What is finance automation (and why is it not enough for modern finance teams)?

Finance automation is often described as the use of technology to streamline repetitive, manual tasks such as reporting, reconciliations, approvals, and data processing. In practice, it is designed to make existing processes more efficient, rather than to redesign how those processes actually work.

In many finance functions, automation has been layered onto workflows that were originally built around spreadsheets, manual approvals, and fixed reporting cycles. While this reduces effort and improves speed, it often leaves the underlying structure of the process unchanged.

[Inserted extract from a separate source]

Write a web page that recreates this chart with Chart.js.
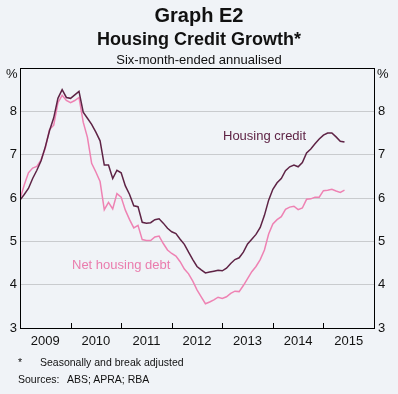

As a result, many finance teams still face familiar challenges, including delays in decision-making, fragmented planning cycles, and limited flexibility when business conditions change. Workflows may run faster, but they do not necessarily become more effective or more aligned to how the business now operates.

What does a modern finance process look like?

Beyond automation, a modern finance process is defined by how effectively information flows through the organisation to support decisions.

Instead of disconnected steps, finance work becomes a continuous system where data, planning, forecasting, and reporting are inherently linked. Updates in one area flow through the model without requiring manual intervention or rework.

This changes the role of finance from process executor to decision enabler. The focus shifts away from producing outputs and toward maintaining a live view of performance that reflects current reality.

Why do traditional finance processes fail?

Most finance processes were designed for stability rather than agility. Monthly cycles, fixed reporting deadlines, and structured approval chains all reflect a world where change was slower and more predictable.

Today, that assumption no longer holds. Forecasts need to be updated more frequently. Scenarios need to be tested on demand. Variance analysis needs to explain what is happening now, not what happened weeks ago.

When processes are still built around static cycles, even automated ones, they struggle to respond to this level of change. The constraint is no longer execution speed. It is process design.

What is the future of finance automation?

Finance automation is not disappearing, but its role is changing. It is becoming one component within a broader system rather than the end goal of transformation.

The future of finance processes will be defined by how well organisations connect data, logic, and decision-making into a continuous flow. In this environment, finance does not simply automate tasks. It builds systems that adapt, respond, and improve over time. This is where finance moves beyond efficiency and into influence.

In summary

Automation improved how finance teams execute work, but it did not fundamentally change how finance processes operate. The next stage of transformation is about moving from isolated automated tasks to connected, adaptive systems that support continuous decision-making.